Problem: Die is rolled until 1 appears. What is the probability of rolling it odd number of times?
So, so far I have this:
$\frac{1}{6}$ – this is a probability of rolling "1" on first try
$\frac{5}{6} \cdot \frac{5}{6} \cdot \frac{1}{6}$ – three tries (two times something else than "1" and "1" on the 3rd try
$\frac{5}{6} \cdot \frac{5}{6} \cdot \frac{5}{6} \cdot \frac{5}{6} \cdot
\frac{1}{6}$ – five tries
and so on…
By the looks of it, it seems I could come up with following formula
$$ p = \left( \frac{5}{6}\right)^{n-1} \cdot \frac{1}{6}$$
where p would be a probability for nth try.

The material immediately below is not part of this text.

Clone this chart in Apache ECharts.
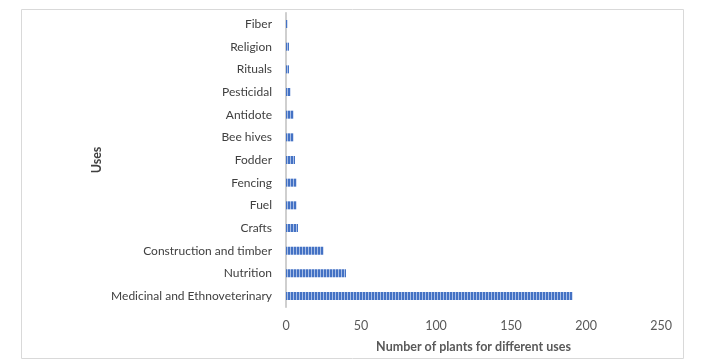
<!DOCTYPE html>
<html>
<head>
<meta charset="utf-8">
<script src="https://cdn.jsdelivr.net/npm/echarts@6/dist/echarts.min.js"></script>
<style>
html,body{margin:0;padding:0;background:#fff;}
#chart{width:722px;height:364px;}
</style>
</head>
<body>
<div id="chart"></div>
<script>
const categories = ["Medicinal and Ethnoveterinary","Nutrition","Construction and timber","Crafts","Fuel","Fencing","Fodder","Bee hives","Antidote","Pesticidal","Rituals","Religion","Fiber"];
const values = [191,40,25,8,7,7,6,5,5,3,2,2,1];
const xTicks = [0,50,100,150,200,250];
const xTitle = "Number of plants for different uses";
const yTitle = "Uses";

const pc = document.createElement('canvas');
pc.width = 3; pc.height = 4;
const ctx = pc.getContext('2d');
ctx.fillStyle = '#4472C4'; ctx.fillRect(0,0,3,4);
ctx.fillStyle = '#A8BEE6'; ctx.fillRect(2,0,1,4);

const chart = echarts.init(document.getElementById('chart'), null, {renderer:'canvas'});
const font = "Lato, sans-serif";
chart.setOption({
  animation:false,
  graphic:[{type:'rect', shape:{x:21.5,y:9.5,width:662,height:349}, style:{fill:null, stroke:'#D9D9D9', lineWidth:1}, silent:true, z:-1}],
  grid:{left:286, right:61, top:12.7, bottom:56.7},
  xAxis:{type:'value', min:xTicks[0], max:xTicks[xTicks.length-1], interval:50,
    axisLine:{show:false}, axisTick:{show:false}, splitLine:{show:false},
    axisLabel:{color:'#595959', fontSize:12.5, fontFamily:font, margin:12},
    name:xTitle, nameLocation:'middle', nameGap:33, nameMoveOverlap:false,
    nameTextStyle:{color:'#595959', fontSize:12.5, fontWeight:'bold', fontFamily:font}},
  yAxis:{type:'category', data:categories,
    axisLine:{show:true, lineStyle:{color:'#BFBFBF', width:1.5}}, axisTick:{show:false},
    axisLabel:{color:'#404040', fontSize:12, fontFamily:font, margin:14},
    name:yTitle, nameLocation:'middle', nameGap:183, nameRotate:90, nameMoveOverlap:false,
    nameTextStyle:{color:'#404040', fontSize:12.5, fontWeight:'bold', fontFamily:font}},
  series:[{type:'bar', data:values, barWidth:8,
    itemStyle:{color:{image:pc, repeat:'repeat'}}}]
});
</script>
</body>
</html>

However, I cannot think of any way to get probability of all odd number of tries and not sure if I am even on right track here.
Best Answer
Avoid summing of infinite series. Argue as follows instead: Call it a success, if you obtain the first $1$ after an odd number of throws. Let $p$ be the probability of a success. Since the probability that the game never ends is $0$, with probability $1-p$ it then ends after an even number of throws. Conditioning on whether the first throw is a $1$ or not we therefore obtain the following equation for $p$: $$p={1\over 6}\cdot1+{5\over6}\cdot(1-p)\ .$$ It follows that ${\displaystyle p={6\over11}}$.